Funeral Etiquette

Should I send flowers?

Usually, most of the time this is the case. Families appreciate the sentiment. However, sometimes the deceased or their loved ones will have asked for money to be donated to a specific charity rather than spent on flowers, so it’s always best to check first. Get clarification from a family member or the funeral director.

 

What should I wear?

Not that long ago, if you went to a funeral in Australia it was a black suit and tie for men and a black dress for women. Today’s funerals are just as heartfelt, but attitudes towards what you wear have relaxed. Unless a specific instruction around dress code has been issued, conservative attire is the safest bet. Men can still wear a black tie, but no one will mind if you choose blue instead, again it’s best to check in advance. You might find that the deceased wants the ceremony to be more of a celebration of life, and has asked mourners to wear more colourful outfits as a result.

Greeting People

If you are a close family member, you will be a focal point at the funeral. Be prepared potentially for people you know and don’t know to approach you, offering their condolences.
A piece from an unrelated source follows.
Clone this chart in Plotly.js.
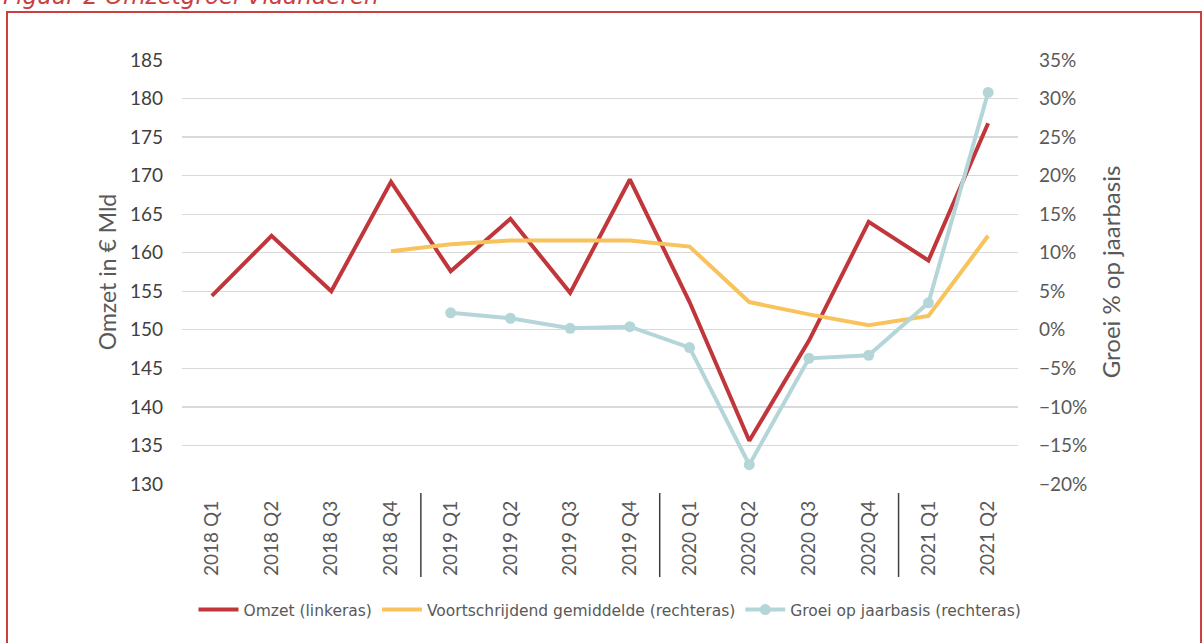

Simply saying thank you is fine. Everyone knows this is a difficult time.

 

The Funeral Service

We get many questions about the correct etiquette and conduct at the ceremony itself. Where to sit is one of the most common. The general rule of thumb is that the first few rows are reserved for close family and friends of the deceased, but every funeral is different. Ask a family member or the funeral director if you’re not sure. Also, please turn your mobile phone off during the service. If you’re asked to participate in the funeral, treat this request as an honour. A eulogy is an opportunity to tell stories about the deceased and can be of comfort to loved ones. Public speaking is difficult under normal circumstances, so it’s OK to politely decline an offer to speak if you don’t feel confident or emotionally up to it.